● Records:
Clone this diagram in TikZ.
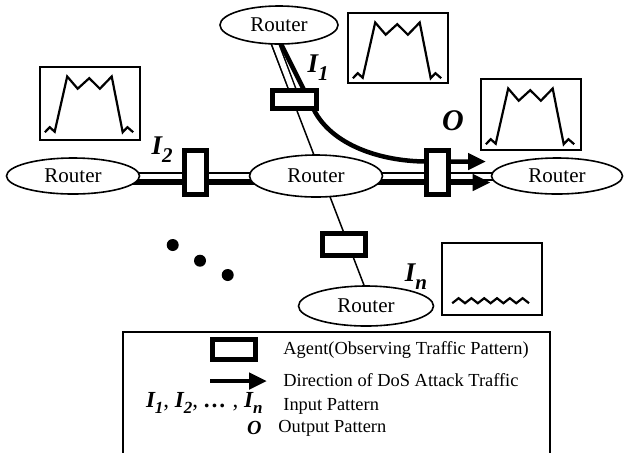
\documentclass[tikz,border=0pt]{standalone}
\usepackage{fontspec}
\setmainfont{Liberation Serif}
\usetikzlibrary{arrows.meta,shapes.geometric,calc,backgrounds}

% bold italic pattern label with lowered index
\newcommand\patlbl[3][10.5]{\textbf{\textit{#2\raisebox{-0.3em}{\fontsize{#1}{#1}\selectfont #3}}}}

\begin{document}
\begin{tikzpicture}[x=0.5pt,y=-0.5pt,
  router/.style={draw, ellipse, line width=0.8pt, fill=white, inner sep=0pt, font=\fontsize{10.5}{12}\selectfont},
  agent/.style={draw, rectangle, line width=2.5pt, fill=white, inner sep=0pt},
  pattern/.style={draw, rectangle, line width=0.8pt, minimum width=50pt, inner sep=0pt},
  link/.style={line width=0.75pt},
  duct/.style={draw=black, double=white, line width=0.75pt, double distance=2.75pt},
  flow/.style={line width=2.25pt},
  wave/.style={line width=1.1pt, line join=miter},
  lbl/.style={font=\fontsize{13.5}{15}\selectfont, inner sep=0pt},
  legtext/.style={font=\fontsize{9.2}{11}\selectfont, anchor=west, inner sep=0pt},
  tip/.style={-{Triangle[length=9pt,width=8pt]}},
  pics/plateau/.style={code={
    \draw[wave] (5.7,66) -- (10.5,61) -- (15.5,65.5) -- (28,10.3) -- (38.5,22.5) -- (50,12)
      -- (60.7,22.5) -- (72.5,10.3) -- (83.5,66) -- (88.2,61) -- (94,66);
  }}
]
\useasboundingbox (0,0) rectangle (624,452);

% routers
\node[router, minimum width=59pt, minimum height=19pt] (rTop) at (279,25) {Router};
\node[router, minimum width=66.5pt, minimum height=18pt] (rLeft) at (73,176) {Router};
\node[router, minimum width=66.5pt, minimum height=21pt] (rMid) at (316,176) {Router};
\node[router, minimum width=65.5pt, minimum height=18pt] (rRight) at (557,176) {Router};
\node[router, minimum width=67.5pt, minimum height=20pt] (rBot) at (366,306) {Router};

% agents
\node[agent, minimum width=22pt, minimum height=9pt] (aI1) at (294,99) {};
\node[agent, minimum width=11pt, minimum height=22pt] (aI2) at (195,172) {};
\node[agent, minimum width=11pt, minimum height=22pt] (aO) at (437,172.5) {};
\node[agent, minimum width=21.5pt, minimum height=11pt] (aIn) at (343.5,244) {};

% links and traffic
\begin{scope}[on background layer]
\draw[link] ($(rTop)+(-15,0)$) -- ($(rBot)+(6,0)$);
\draw[duct] ($(rTop)+(-11,0)$) -- ($(aI1)+(2,0)$);
\draw[duct] ($(rLeft)+(0,0.5)$) -- ($(rMid)+(0,0.5)$);
\draw[duct] ($(rMid)+(0,0.5)$) -- ($(rRight)+(0,0.5)$);
\draw[flow, tip] ($(rLeft)+(0,6.5)$) -- ($(rRight.west)+(0,6.5)$);
\draw[flow, tip] ($(rTop)+(-7.5,0)$) -- ($(aI1)+(20,11)$)
  .. controls ($(aI1)+(38,46)$) and ($(aO)+(-57,-11.5)$) .. ($(aO)+(-12,-11)$)
  -- ($(aO)+(49,-11)$);
\end{scope}

% observed patterns
\node[pattern, minimum height=35pt] (pI1) at (398,48) {};
\node[pattern, minimum height=36.5pt] (pI2) at (90,103.5) {};
\node[pattern, minimum height=35.5pt] (pO) at (531,114.5) {};
\node[pattern, minimum height=36pt] (pIn) at (492,279) {};
\pic at (pI1.north west) {plateau};
\pic at (pI2.north west) {plateau};
\pic at (pO.north west) {plateau};
\draw[wave] ($(pIn.north west)+(11,61)$) \foreach \k in {1,...,6} {-- ++(6.4,-5) -- ++(6.4,5)};

\node[lbl] (lI1) at (318,68) {\patlbl{I}{1}};
\node[lbl] (lI2) at (162,150) {\patlbl{I}{2}};
\node[lbl, font=\fontsize{15}{16}\selectfont] (lO) at (453,121) {\textbf{\textit{O}}};
\node[lbl] (lIn) at (416,277) {\patlbl{I}{n}};

% ellipsis dots
\foreach \p in {(172.7,245),(200,260.7),(227.7,275)}
  \fill \p circle (6);

% legend
\draw[link] (123,460) |- (550,332) -- (550,460);
\node[agent, minimum width=21.5pt, minimum height=10pt] (kAgent) at (234,349.5) {};
\coordinate (kTail) at (210,381);
\coordinate (kHead) at (267,381);
\draw[flow, tip] (kTail) -- (kHead);
\node[lbl, anchor=east, font=\fontsize{11.5}{12}\selectfont] (kIn) at (263,403)
  {\patlbl[8.5]{I}{1}, \patlbl[8.5]{I}{2}, \textbf{\textit{…}} , \patlbl[8.5]{I}{n}};
\node[lbl, anchor=east, font=\fontsize{10}{11}\selectfont] (kO) at (262,428) {\textbf{\textit{O}}};
\node[legtext] (tAgent) at (283,350) {Agent(Observing Traffic Pattern)};
\node[legtext] (tDir) at (283,380) {Direction of DoS Attack Traffic};
\node[legtext] (tIn) at (283,406) {Input Pattern};
\node[legtext] (tOut) at (278,428) {Output Pattern};
\end{tikzpicture}
\end{document}
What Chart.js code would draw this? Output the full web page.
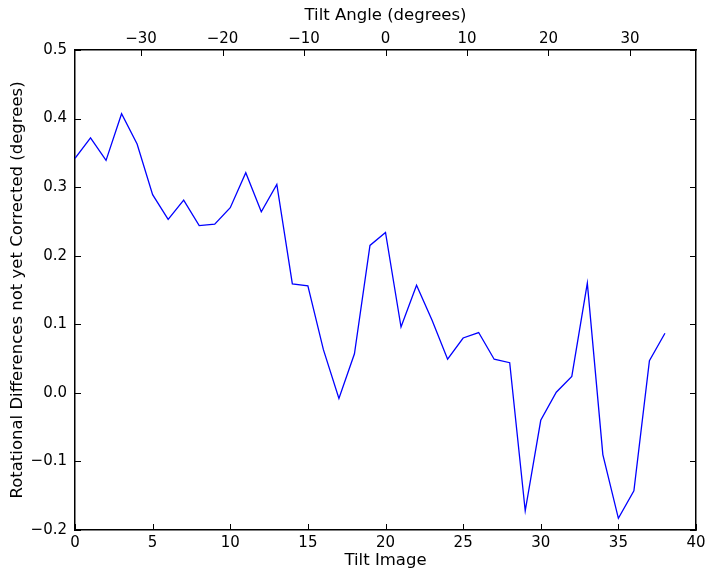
<!DOCTYPE html>
<html>
<head>
<meta charset="utf-8">
<script src="https://cdn.jsdelivr.net/npm/chart.js@4"></script>
<style>
  html, body { margin: 0; padding: 0; background: #fff; font-family: 'DejaVu Sans'; }
  #wrap { width: 714px; height: 579px; position: relative; }
</style>
</head>
<body>
<div id="wrap">
    <canvas id="tiltChart"></canvas>
</div>

<script>
    // data
    const tiltImage = [0, 1, 2, 3, 4, 5, 6, 7, 8, 9, 10, 11, 12, 13, 14, 15, 16, 17, 18, 19,
                       20, 21, 22, 23, 24, 25, 26, 27, 28, 29, 30, 31, 32, 33, 34, 35, 36, 37, 38];
    const rotDiff = [0.342, 0.372, 0.339, 0.407, 0.363, 0.289, 0.253, 0.281, 0.244, 0.246,
                     0.270, 0.321, 0.264, 0.304, 0.159, 0.156, 0.063, -0.008, 0.057, 0.215,
                     0.234, 0.096, 0.157, 0.106, 0.049, 0.080, 0.088, 0.049, 0.044, -0.172,
                     -0.040, 0.001, 0.024, 0.160, -0.090, -0.183, -0.143, 0.047, 0.087];
    const imageRange = [0, 40];
    const angleRange = [-38.1, 38.1];
    const valueRange = [-0.2, 0.5];

    const family = "'DejaVu Sans', 'Liberation Sans', sans-serif";
    const tickFont = { family: family, size: 15 };
    const titleFont = { family: family, size: 16.5 };
    const minus = s => String(s).replace('-', '\u2212');
    const fmt1 = v => Math.abs(v) < 1e-9 ? '0.0' : minus(v.toFixed(1));

    // matplotlib-style ticks pointing into the plot, on all four sides
    const inwardTicks = {
        id: 'inwardTicks',
        afterDraw(chart) {
            const ctx = chart.ctx, a = chart.chartArea, len = 6;
            ctx.save();
            ctx.strokeStyle = '#000';
            ctx.lineWidth = 1;
            ctx.beginPath();
            chart.scales.x.ticks.forEach(t => {
                const px = Math.round(chart.scales.x.getPixelForValue(t.value)) + 0.5;
                ctx.moveTo(px, a.bottom); ctx.lineTo(px, a.bottom - len);
            });
            chart.scales.x2.ticks.forEach(t => {
                const px = Math.round(chart.scales.x2.getPixelForValue(t.value)) + 0.5;
                ctx.moveTo(px, a.top); ctx.lineTo(px, a.top + len);
            });
            chart.scales.y.ticks.forEach(t => {
                const py = Math.round(chart.scales.y.getPixelForValue(t.value)) + 0.5;
                ctx.moveTo(a.left, py); ctx.lineTo(a.left + len, py);
                ctx.moveTo(a.right, py); ctx.lineTo(a.right - len, py);
            });
            ctx.stroke();
            ctx.restore();
        }
    };

    new Chart(document.getElementById('tiltChart').getContext('2d'), {
        type: 'line',
        data: {
            datasets: [{
                data: tiltImage.map((x, i) => ({ x: x, y: rotDiff[i] })),
                borderColor: '#0000ff',
                borderWidth: 1.3,
                pointRadius: 0,
                tension: 0,
                fill: false,
                xAxisID: 'x',
                yAxisID: 'y'
            }]
        },
        options: {
            responsive: true,
            maintainAspectRatio: false,
            animation: false,
            layout: { padding: 0 },
            plugins: { legend: { display: false }, tooltip: { enabled: false } },
            scales: {
                x: {
                    type: 'linear', position: 'bottom',
                    min: imageRange[0], max: imageRange[1],
                    grid: { display: false, drawTicks: false },
                    border: { display: true, color: '#000', width: 1.5 },
                    ticks: { stepSize: 5, autoSkip: false, includeBounds: false, maxRotation: 0,
                             padding: 4, color: '#000', font: tickFont },
                    title: { display: true, text: 'Tilt Image', color: '#000', font: titleFont,
                             padding: { top: 0, bottom: 8 } },
                    afterFit(s) { s.height = 49; }
                },
                x2: {
                    type: 'linear', position: 'top',
                    min: angleRange[0], max: angleRange[1],
                    grid: { display: false, drawTicks: false },
                    border: { display: true, color: '#000', width: 1.5 },
                    ticks: { stepSize: 10, autoSkip: false, includeBounds: false, maxRotation: 0,
                             padding: 2, color: '#000', font: tickFont, callback: v => minus(v) },
                    title: { display: true, text: 'Tilt Angle (degrees)', color: '#000', font: titleFont,
                             padding: { top: 6, bottom: 0 } },
                    afterFit(s) { s.height = 50; }
                },
                y: {
                    type: 'linear', position: 'left',
                    min: valueRange[0], max: valueRange[1],
                    grid: { display: false, drawTicks: false },
                    border: { display: true, color: '#000', width: 1.5 },
                    ticks: { stepSize: 0.1, autoSkip: false, includeBounds: false,
                             padding: 8, color: '#000', font: tickFont, callback: fmt1 },
                    title: { display: true, text: 'Rotational Differences not yet Corrected (degrees)',
                             color: '#000', font: titleFont, padding: { top: 8, bottom: 0 } },
                    afterFit(s) { s.width = 75; }
                },
                y2: {
                    type: 'linear', position: 'right',
                    min: valueRange[0], max: valueRange[1],
                    grid: { display: false, drawTicks: false },
                    border: { display: true, color: '#000', width: 1.5 },
                    ticks: { display: false },
                    afterFit(s) { s.width = 18; }
                }
            }
        },
        plugins: [inwardTicks]
    });
</script>
</body>
</html>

● Given exercise:
Print exactly the first line of the entries and every line after it through the one that contains "width=21.5pt, minimum height=11pt]", leaving the pictures out.

● Completed task:
Clone this diagram in TikZ.
\documentclass[tikz,border=0pt]{standalone}
\usepackage{fontspec}
\setmainfont{Liberation Serif}
\usetikzlibrary{arrows.meta,shapes.geometric,calc,backgrounds}

% bold italic pattern label with lowered index
\newcommand\patlbl[3][10.5]{\textbf{\textit{#2\raisebox{-0.3em}{\fontsize{#1}{#1}\selectfont #3}}}}

\begin{document}
\begin{tikzpicture}[x=0.5pt,y=-0.5pt,
  router/.style={draw, ellipse, line width=0.8pt, fill=white, inner sep=0pt, font=\fontsize{10.5}{12}\selectfont},
  agent/.style={draw, rectangle, line width=2.5pt, fill=white, inner sep=0pt},
  pattern/.style={draw, rectangle, line width=0.8pt, minimum width=50pt, inner sep=0pt},
  link/.style={line width=0.75pt},
  duct/.style={draw=black, double=white, line width=0.75pt, double distance=2.75pt},
  flow/.style={line width=2.25pt},
  wave/.style={line width=1.1pt, line join=miter},
  lbl/.style={font=\fontsize{13.5}{15}\selectfont, inner sep=0pt},
  legtext/.style={font=\fontsize{9.2}{11}\selectfont, anchor=west, inner sep=0pt},
  tip/.style={-{Triangle[length=9pt,width=8pt]}},
  pics/plateau/.style={code={
    \draw[wave] (5.7,66) -- (10.5,61) -- (15.5,65.5) -- (28,10.3) -- (38.5,22.5) -- (50,12)
      -- (60.7,22.5) -- (72.5,10.3) -- (83.5,66) -- (88.2,61) -- (94,66);
  }}
]
\useasboundingbox (0,0) rectangle (624,452);

% routers
\node[router, minimum width=59pt, minimum height=19pt] (rTop) at (279,25) {Router};
\node[router, minimum width=66.5pt, minimum height=18pt] (rLeft) at (73,176) {Router};
\node[router, minimum width=66.5pt, minimum height=21pt] (rMid) at (316,176) {Router};
\node[router, minimum width=65.5pt, minimum height=18pt] (rRight) at (557,176) {Router};
\node[router, minimum width=67.5pt, minimum height=20pt] (rBot) at (366,306) {Router};

% agents
\node[agent, minimum width=22pt, minimum height=9pt] (aI1) at (294,99) {};
\node[agent, minimum width=11pt, minimum height=22pt] (aI2) at (195,172) {};
\node[agent, minimum width=11pt, minimum height=22pt] (aO) at (437,172.5) {};
\node[agent, minimum width=21.5pt, minimum height=11pt] (aIn) at (343.5,244) {};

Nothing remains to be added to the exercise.